◆ **Written instruction**:
From the first line of the listing below to the line with "const chart = echarts.init(document.getElementById('chart'));", print each line exactly, and nothing more. Leave out the pictures.

>> begin

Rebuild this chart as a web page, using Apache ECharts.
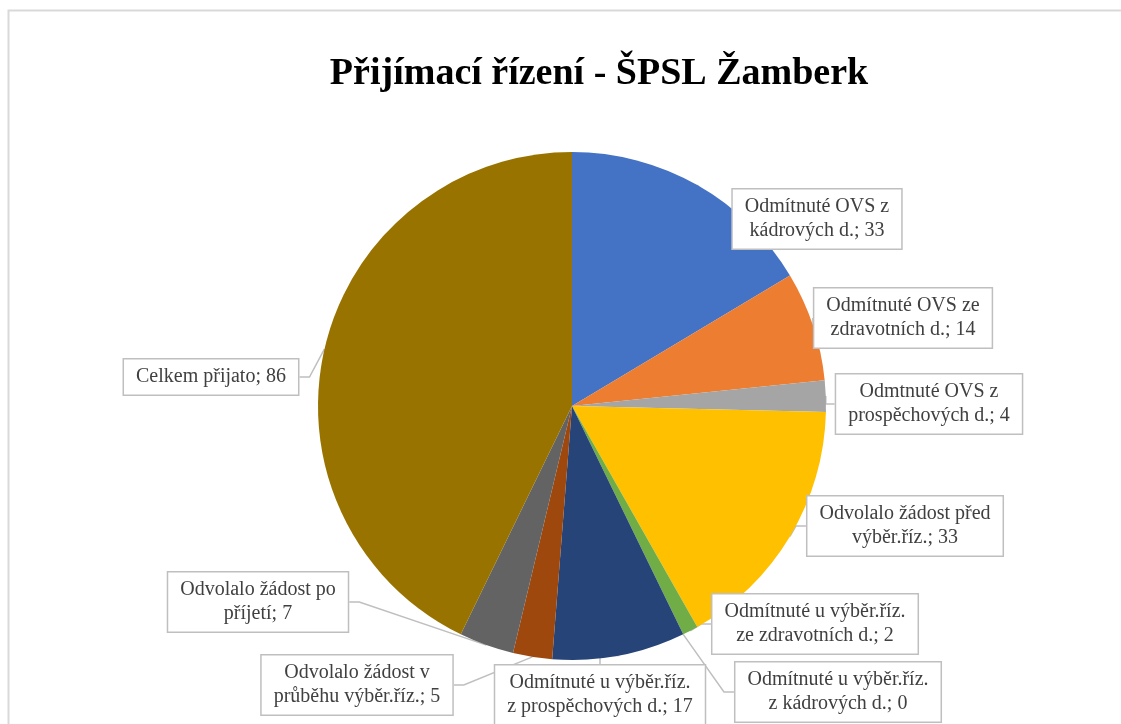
<!DOCTYPE html>
<html>
<head>
<meta charset="utf-8">
<script src="https://cdn.jsdelivr.net/npm/echarts@6/dist/echarts.min.js"></script>
<style>
  html, body { margin: 0; padding: 0; background: #fff; }
  #chart { width: 1121px; height: 724px; }
</style>
</head>
<body>
<div id="chart"></div>
<script>
// kategorie a hodnoty
const categories = [
  'Odmítnuté OVS z\nkádrových d.',
  'Odmítnuté OVS ze\nzdravotních d.',
  'Odmtnuté OVS z\nprospěchových d.',
  'Odvolalo žádost před\nvýběr.říz.',
  'Odmítnuté u výběr.říz.\nze zdravotních d.',
  'Odmítnuté u výběr.říz.\nz kádrových d.',
  'Odmítnuté u výběr.říz.\nz prospěchových d.',
  'Odvolalo žádost v\nprůběhu výběr.říz.',
  'Odvolalo žádost po\npříjetí',
  'Celkem přijato'
];
const values = [33, 14, 4, 33, 2, 0, 17, 5, 7, 86];
const colors = ['#4472C4', '#ED7D31', '#A5A5A5', '#FFC000', '#70AD47',
  '#5B9BD5', '#264478', '#9E480E', '#636363', '#997300'];

// umístění popisků (středy rámečků)
const labelPos = [
  [817, 219], [903, 318], [929, 404], [905, 526], [815, 624],
  [838, 692], [600, 695], [357, 685], [258, 602], [211, 377]
];

const chart = echarts.init(document.getElementById('chart'));

const option = {
  animation: false,
  title: {
    text: 'Přijímací řízení - ŠPSL Žamberk',
    left: 594,
    top: 50,
    textAlign: 'center',
    textStyle: {
      fontFamily: '"Liberation Serif", serif',
      fontWeight: 'bold',
      fontSize: 38,
      color: '#000'
    }
  },
  graphic: [
    {
      type: 'rect',
      shape: { x: 8.5, y: 10.5, width: 1200, height: 800 },
      style: { fill: 'none', stroke: '#d9d9d9', lineWidth: 2 },
      silent: true
    }
  ],
  series: [
    {
      type: 'pie',
      center: [572, 406],
      radius: 254,
      startAngle: 90,
      clockwise: true,
      avoidLabelOverlap: false,
      data: categories.map((name, i) => ({
        name,
        value: values[i],
        itemStyle: { color: colors[i] }
      })),
      label: {
        show: true,
        position: 'outside',
        formatter: (p) => p.name + '; ' + p.value,
        fontFamily: '"Liberation Serif", serif',
        fontSize: 20,
        lineHeight: 24,
        color: '#404040',
        backgroundColor: '#fff',
        borderColor: '#bfbfbf',
        borderWidth: 1.5,
        padding: [6, 12, 5, 12],
        align: 'center'
      },
      labelLine: {
        show: true,
        length: 10,
        length2: 10,
        lineStyle: { color: '#bfbfbf', width: 1.5 }
      },
      labelLayout: (params) => {
        const p = labelPos[params.dataIndex];
        return { x: p[0], y: p[1], align: 'center', verticalAlign: 'middle' };
      },
      emphasis: { disabled: true }
    }
  ]
};

chart.setOption(option);
window.addEventListener('resize', () => chart.resize());
</script>
</body>
</html>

>> end

◆ **Response to the exercise**:
Rebuild this chart as a web page, using Apache ECharts.
<!DOCTYPE html>
<html>
<head>
<meta charset="utf-8">
<script src="https://cdn.jsdelivr.net/npm/echarts@6/dist/echarts.min.js"></script>
<style>
  html, body { margin: 0; padding: 0; background: #fff; }
  #chart { width: 1121px; height: 724px; }
</style>
</head>
<body>
<div id="chart"></div>
<script>
// kategorie a hodnoty
const categories = [
  'Odmítnuté OVS z\nkádrových d.',
  'Odmítnuté OVS ze\nzdravotních d.',
  'Odmtnuté OVS z\nprospěchových d.',
  'Odvolalo žádost před\nvýběr.říz.',
  'Odmítnuté u výběr.říz.\nze zdravotních d.',
  'Odmítnuté u výběr.říz.\nz kádrových d.',
  'Odmítnuté u výběr.říz.\nz prospěchových d.',
  'Odvolalo žádost v\nprůběhu výběr.říz.',
  'Odvolalo žádost po\npříjetí',
  'Celkem přijato'
];
const values = [33, 14, 4, 33, 2, 0, 17, 5, 7, 86];
const colors = ['#4472C4', '#ED7D31', '#A5A5A5', '#FFC000', '#70AD47',
  '#5B9BD5', '#264478', '#9E480E', '#636363', '#997300'];

// umístění popisků (středy rámečků)
const labelPos = [
  [817, 219], [903, 318], [929, 404], [905, 526], [815, 624],
  [838, 692], [600, 695], [357, 685], [258, 602], [211, 377]
];

const chart = echarts.init(document.getElementById('chart'));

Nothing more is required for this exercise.